Planche Supérieure, 21 juin 1957


Photo Mülhauser – Fribourg – Fond BCU – Texte de JPH

Au 4e siècle avant J-C, le philosophe grec Aristote découvre que la lumière entrant dans une pièce sombre par un petit trou projette sur le mur d’en face l’image inversée des objets placés devant l’orifice: «la camera obscura». En 1826, Nicéphore Niepce réussit la première expérience de fixation permanente d’une image de la nature. En 1990, le premier appareil numérique sans film voit le jour. Aujourd’hui, selon votre tempérament, vous pouvez facilement tout photographier et filmer avec votre téléphone portable et diffuser instantanément vos images dans le monde entier, à un ou plusieurs correspondants.

Il est impossible de comptabiliser le nombre d’images produites  depuis 1826 par ce moyen révolutionnaire.
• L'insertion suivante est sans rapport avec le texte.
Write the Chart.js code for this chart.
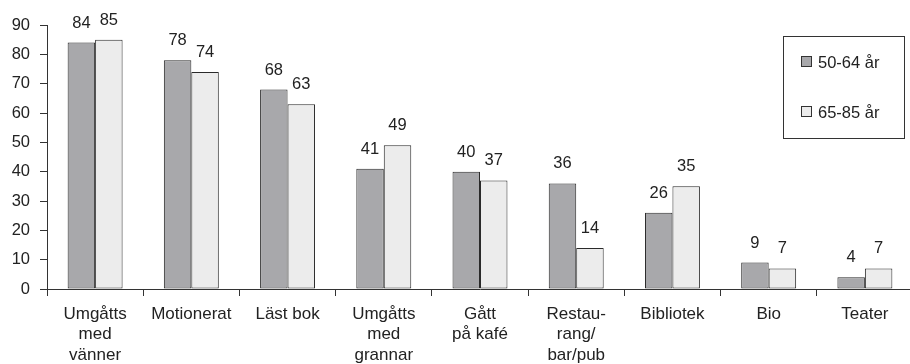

Une chose est sûre. Bien qu’encore très jeune, la photographie est une catin qui a beaucoup vécu, de la chambre à coucher au champ de bataille. Émouvante, banale, belle ou sordide, il n’est pas une seule situation que son objectif n’ait captée mille fois. Restituées par la presse et les éditeurs, les représentations «réalistes» qu’elle donne semblent dessiner avec précision les contours pourtant incertains de la vérité. Agrémentées d’un commentaire orienté, nous découvrons aujourd’hui  que nous pouvons leur faire dire tout ce que nous voulons. Avec l’arrivée du numérique et des programmes de traitement d’images, la photographie devient polyglotte. Le même instantané est capable d’interpréter sans limite la gamme polychrome de la vérité.

Machine à capter le présent, l’appareil à photographier ne nous rend que du passé. Une trace, des traces lumineuses et généralement indolores qui répondent au doux nom de souvenirs. Pour le vernaculaire, les divers fonds photographiques de la BCU sont des sources abondantes de bonheur. Les expositions des instantanés de Jacques Thévoz et des Mülhauser père et fils ont attiré de nombreux fribourgeois, venus assister émus à la résurrection éphémère du passé dont ils sont constitués.

À mes yeux la beauté d’un cliché ne joue qu’un rôle mineur dans son impact. Méprisé par les esprits supérieurs, l’aspect anecdotique d’une représentation touche le spectateur de manière très intime et occupe une place importante dans son cœur. Lors de ma visite de l’exposition consacrée au Fribourg des Mülhauser, quand je me suis arrêté à la photographie «Planche Supérieure, 21 juin 1957» ici reproduite, ma première pensée a été : «Tiens, elle n’est pas terrible celle-là», puis : «13840, mais c’est le numéro des plaques de papa !» Mon père est mort en 1965 à l’âge de 43 ans. Troublé, j’ai occulté les enfants qui sont le sujet central de cette photo. Cinquante ans après, je regarde quotidiennement mon père, accroché à un mur de mon atelier, qui passe immobile par la Planche Supérieure dans cette voiture que j’avais l’obligation d’astiquer tous les samedis matin. Je détestais cette corvée, mais j’aime m’en souvenir. Privés du soutien de la photographie, comment nos ancêtres alimentaient-ils leurs besoins de nostalgie? Avec de la mémoire vive sans doute.